STATED GOAL: The lines to extract run from the first line of the material below to the line containing "s.set_linewidth(1.5)", both included; leave the pictures behind.

** start of GIVEN RECORDS **

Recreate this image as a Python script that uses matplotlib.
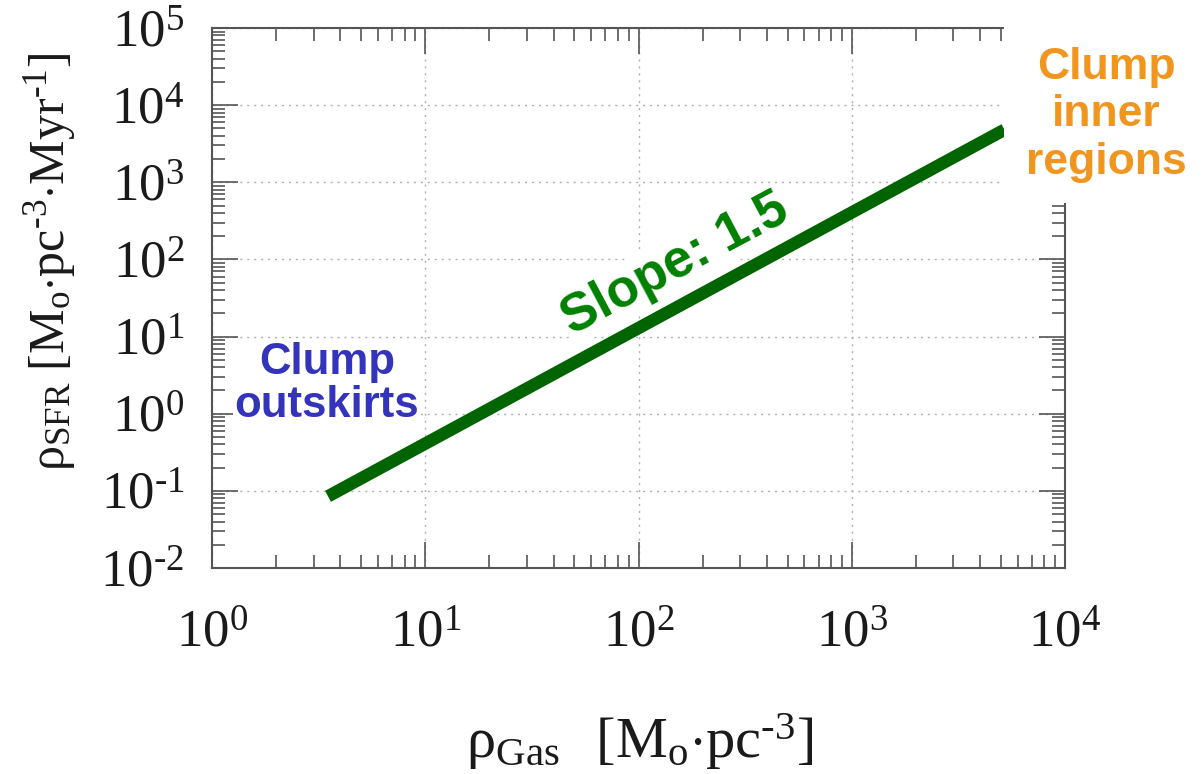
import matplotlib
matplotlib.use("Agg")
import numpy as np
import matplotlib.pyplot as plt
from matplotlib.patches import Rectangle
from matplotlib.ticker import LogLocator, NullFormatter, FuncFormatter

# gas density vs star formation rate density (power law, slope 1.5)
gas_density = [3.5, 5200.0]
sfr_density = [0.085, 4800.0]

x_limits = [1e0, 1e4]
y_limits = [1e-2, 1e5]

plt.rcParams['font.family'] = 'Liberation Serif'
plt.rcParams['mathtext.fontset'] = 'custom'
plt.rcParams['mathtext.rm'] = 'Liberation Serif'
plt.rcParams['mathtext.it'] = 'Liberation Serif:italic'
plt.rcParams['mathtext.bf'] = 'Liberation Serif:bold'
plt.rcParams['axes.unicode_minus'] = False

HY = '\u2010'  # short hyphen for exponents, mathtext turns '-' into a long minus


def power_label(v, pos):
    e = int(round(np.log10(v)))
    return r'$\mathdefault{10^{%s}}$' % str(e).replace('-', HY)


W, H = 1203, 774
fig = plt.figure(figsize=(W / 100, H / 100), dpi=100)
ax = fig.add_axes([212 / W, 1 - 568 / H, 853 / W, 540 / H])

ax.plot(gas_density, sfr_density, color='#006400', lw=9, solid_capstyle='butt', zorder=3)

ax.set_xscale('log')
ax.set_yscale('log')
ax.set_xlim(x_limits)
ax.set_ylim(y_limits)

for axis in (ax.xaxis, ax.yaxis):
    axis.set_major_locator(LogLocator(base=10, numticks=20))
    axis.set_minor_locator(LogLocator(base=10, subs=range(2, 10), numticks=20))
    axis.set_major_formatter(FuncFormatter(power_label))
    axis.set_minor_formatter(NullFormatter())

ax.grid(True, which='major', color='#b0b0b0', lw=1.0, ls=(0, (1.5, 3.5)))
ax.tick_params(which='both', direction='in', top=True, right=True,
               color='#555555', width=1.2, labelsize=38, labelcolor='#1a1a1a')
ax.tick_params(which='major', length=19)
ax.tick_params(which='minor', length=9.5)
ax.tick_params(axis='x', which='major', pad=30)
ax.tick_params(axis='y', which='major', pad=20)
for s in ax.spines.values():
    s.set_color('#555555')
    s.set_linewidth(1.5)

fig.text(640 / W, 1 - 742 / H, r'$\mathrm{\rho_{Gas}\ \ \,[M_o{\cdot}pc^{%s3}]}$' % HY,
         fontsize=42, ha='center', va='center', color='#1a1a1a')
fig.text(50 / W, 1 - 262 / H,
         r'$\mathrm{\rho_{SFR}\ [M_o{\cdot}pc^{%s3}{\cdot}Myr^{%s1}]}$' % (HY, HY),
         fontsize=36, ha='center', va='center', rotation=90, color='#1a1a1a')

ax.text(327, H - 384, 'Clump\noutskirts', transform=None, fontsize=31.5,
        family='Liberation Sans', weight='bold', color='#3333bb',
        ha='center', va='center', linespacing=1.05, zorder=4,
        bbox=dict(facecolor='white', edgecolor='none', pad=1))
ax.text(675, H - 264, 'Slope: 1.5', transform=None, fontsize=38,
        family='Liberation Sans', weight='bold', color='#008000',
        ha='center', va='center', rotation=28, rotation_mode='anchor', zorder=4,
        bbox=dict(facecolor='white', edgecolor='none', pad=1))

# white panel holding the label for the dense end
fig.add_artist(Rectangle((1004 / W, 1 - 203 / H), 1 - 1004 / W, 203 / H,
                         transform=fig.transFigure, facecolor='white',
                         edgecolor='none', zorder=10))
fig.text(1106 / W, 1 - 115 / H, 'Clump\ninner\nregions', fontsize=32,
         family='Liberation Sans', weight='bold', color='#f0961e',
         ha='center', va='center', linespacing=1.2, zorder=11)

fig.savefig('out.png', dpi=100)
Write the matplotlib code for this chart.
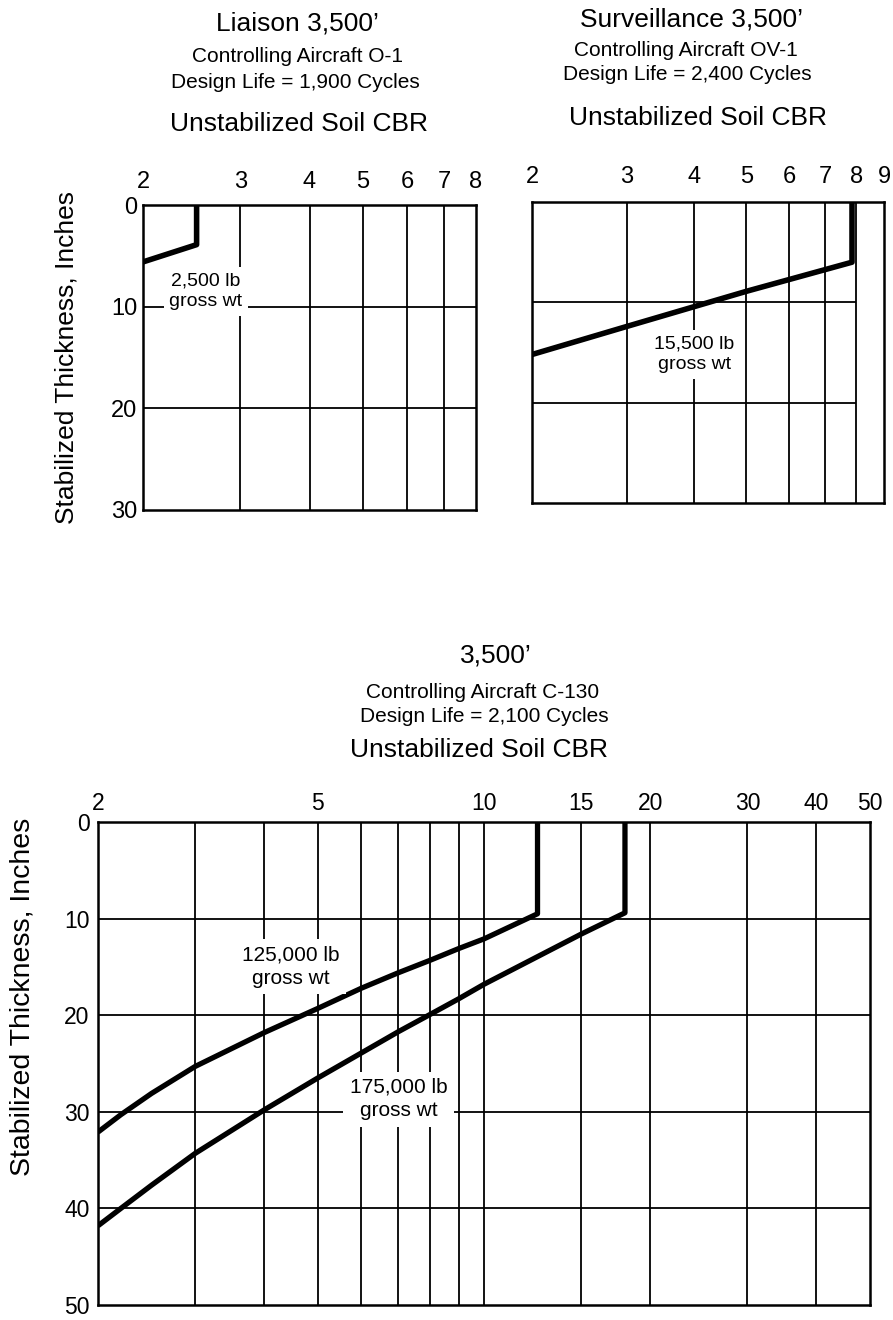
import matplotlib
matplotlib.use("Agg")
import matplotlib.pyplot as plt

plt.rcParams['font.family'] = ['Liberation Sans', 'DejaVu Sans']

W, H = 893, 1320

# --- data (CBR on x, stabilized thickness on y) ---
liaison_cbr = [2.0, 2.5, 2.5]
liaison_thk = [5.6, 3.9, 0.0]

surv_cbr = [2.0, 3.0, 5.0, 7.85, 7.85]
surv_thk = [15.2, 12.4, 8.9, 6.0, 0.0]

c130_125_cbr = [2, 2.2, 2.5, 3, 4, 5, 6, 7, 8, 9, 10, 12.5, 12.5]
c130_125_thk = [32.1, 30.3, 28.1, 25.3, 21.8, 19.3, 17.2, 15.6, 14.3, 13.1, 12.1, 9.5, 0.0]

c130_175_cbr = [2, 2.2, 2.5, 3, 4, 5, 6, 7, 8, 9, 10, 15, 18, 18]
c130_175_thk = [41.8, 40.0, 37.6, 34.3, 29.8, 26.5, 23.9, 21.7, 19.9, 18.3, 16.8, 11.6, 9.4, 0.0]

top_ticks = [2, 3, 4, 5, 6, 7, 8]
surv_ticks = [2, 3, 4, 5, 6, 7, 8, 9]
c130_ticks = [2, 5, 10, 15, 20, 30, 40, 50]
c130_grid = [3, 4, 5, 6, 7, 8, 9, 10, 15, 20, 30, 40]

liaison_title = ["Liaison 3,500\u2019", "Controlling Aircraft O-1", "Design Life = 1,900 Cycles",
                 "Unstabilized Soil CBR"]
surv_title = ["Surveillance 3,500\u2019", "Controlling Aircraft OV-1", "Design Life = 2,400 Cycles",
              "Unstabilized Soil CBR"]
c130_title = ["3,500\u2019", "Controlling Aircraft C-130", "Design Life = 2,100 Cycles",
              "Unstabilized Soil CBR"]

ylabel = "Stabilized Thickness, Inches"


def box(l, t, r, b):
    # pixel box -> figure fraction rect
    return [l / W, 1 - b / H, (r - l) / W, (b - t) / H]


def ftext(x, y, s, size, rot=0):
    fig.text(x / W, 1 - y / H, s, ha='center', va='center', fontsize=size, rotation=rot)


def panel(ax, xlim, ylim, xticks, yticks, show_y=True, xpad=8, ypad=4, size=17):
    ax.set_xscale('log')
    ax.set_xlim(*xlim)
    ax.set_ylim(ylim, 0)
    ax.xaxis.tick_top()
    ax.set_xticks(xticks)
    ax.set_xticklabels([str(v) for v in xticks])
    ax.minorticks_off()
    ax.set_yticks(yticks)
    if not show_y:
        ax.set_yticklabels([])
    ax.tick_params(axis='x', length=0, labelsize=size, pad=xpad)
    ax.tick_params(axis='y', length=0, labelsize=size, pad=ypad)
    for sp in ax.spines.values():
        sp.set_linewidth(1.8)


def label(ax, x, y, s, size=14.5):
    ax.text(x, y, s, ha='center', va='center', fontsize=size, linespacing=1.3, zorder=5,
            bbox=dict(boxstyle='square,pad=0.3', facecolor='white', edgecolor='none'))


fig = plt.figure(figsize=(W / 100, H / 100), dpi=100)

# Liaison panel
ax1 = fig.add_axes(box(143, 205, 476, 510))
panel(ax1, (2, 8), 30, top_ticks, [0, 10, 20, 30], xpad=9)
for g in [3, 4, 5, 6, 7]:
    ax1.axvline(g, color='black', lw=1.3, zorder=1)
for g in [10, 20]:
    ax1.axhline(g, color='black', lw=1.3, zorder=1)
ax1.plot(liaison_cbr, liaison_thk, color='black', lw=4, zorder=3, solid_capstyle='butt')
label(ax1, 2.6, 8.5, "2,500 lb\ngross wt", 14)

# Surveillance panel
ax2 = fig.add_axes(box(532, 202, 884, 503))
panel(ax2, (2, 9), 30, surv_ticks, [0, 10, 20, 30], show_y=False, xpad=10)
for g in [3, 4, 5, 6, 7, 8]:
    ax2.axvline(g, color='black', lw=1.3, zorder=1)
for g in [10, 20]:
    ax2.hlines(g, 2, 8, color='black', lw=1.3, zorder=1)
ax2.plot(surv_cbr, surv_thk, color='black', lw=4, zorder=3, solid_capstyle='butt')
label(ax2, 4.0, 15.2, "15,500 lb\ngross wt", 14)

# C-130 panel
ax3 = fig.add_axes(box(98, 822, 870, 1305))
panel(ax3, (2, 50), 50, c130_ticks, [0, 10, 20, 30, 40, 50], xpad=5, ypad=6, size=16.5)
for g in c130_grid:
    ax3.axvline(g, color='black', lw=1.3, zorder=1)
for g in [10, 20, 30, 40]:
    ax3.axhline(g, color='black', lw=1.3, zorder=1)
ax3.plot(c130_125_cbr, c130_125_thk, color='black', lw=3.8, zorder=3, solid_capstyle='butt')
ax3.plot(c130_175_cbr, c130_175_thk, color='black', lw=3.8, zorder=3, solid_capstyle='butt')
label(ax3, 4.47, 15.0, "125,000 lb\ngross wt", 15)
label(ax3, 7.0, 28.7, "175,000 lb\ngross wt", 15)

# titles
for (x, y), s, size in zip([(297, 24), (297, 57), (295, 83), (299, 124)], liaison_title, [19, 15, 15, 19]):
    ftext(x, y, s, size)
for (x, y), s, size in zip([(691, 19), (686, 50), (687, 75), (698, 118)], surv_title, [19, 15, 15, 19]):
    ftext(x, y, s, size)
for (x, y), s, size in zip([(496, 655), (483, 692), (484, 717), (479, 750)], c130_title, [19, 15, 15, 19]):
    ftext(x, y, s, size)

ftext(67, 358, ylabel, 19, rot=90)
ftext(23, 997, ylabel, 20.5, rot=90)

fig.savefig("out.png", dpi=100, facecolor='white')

** end of GIVEN RECORDS **

OUTPUT FOR THIS EXERCISE:
Recreate this image as a Python script that uses matplotlib.
import matplotlib
matplotlib.use("Agg")
import numpy as np
import matplotlib.pyplot as plt
from matplotlib.patches import Rectangle
from matplotlib.ticker import LogLocator, NullFormatter, FuncFormatter

# gas density vs star formation rate density (power law, slope 1.5)
gas_density = [3.5, 5200.0]
sfr_density = [0.085, 4800.0]

x_limits = [1e0, 1e4]
y_limits = [1e-2, 1e5]

plt.rcParams['font.family'] = 'Liberation Serif'
plt.rcParams['mathtext.fontset'] = 'custom'
plt.rcParams['mathtext.rm'] = 'Liberation Serif'
plt.rcParams['mathtext.it'] = 'Liberation Serif:italic'
plt.rcParams['mathtext.bf'] = 'Liberation Serif:bold'
plt.rcParams['axes.unicode_minus'] = False

HY = '\u2010'  # short hyphen for exponents, mathtext turns '-' into a long minus


def power_label(v, pos):
    e = int(round(np.log10(v)))
    return r'$\mathdefault{10^{%s}}$' % str(e).replace('-', HY)


W, H = 1203, 774
fig = plt.figure(figsize=(W / 100, H / 100), dpi=100)
ax = fig.add_axes([212 / W, 1 - 568 / H, 853 / W, 540 / H])

ax.plot(gas_density, sfr_density, color='#006400', lw=9, solid_capstyle='butt', zorder=3)

ax.set_xscale('log')
ax.set_yscale('log')
ax.set_xlim(x_limits)
ax.set_ylim(y_limits)

for axis in (ax.xaxis, ax.yaxis):
    axis.set_major_locator(LogLocator(base=10, numticks=20))
    axis.set_minor_locator(LogLocator(base=10, subs=range(2, 10), numticks=20))
    axis.set_major_formatter(FuncFormatter(power_label))
    axis.set_minor_formatter(NullFormatter())

ax.grid(True, which='major', color='#b0b0b0', lw=1.0, ls=(0, (1.5, 3.5)))
ax.tick_params(which='both', direction='in', top=True, right=True,
               color='#555555', width=1.2, labelsize=38, labelcolor='#1a1a1a')
ax.tick_params(which='major', length=19)
ax.tick_params(which='minor', length=9.5)
ax.tick_params(axis='x', which='major', pad=30)
ax.tick_params(axis='y', which='major', pad=20)
for s in ax.spines.values():
    s.set_color('#555555')
    s.set_linewidth(1.5)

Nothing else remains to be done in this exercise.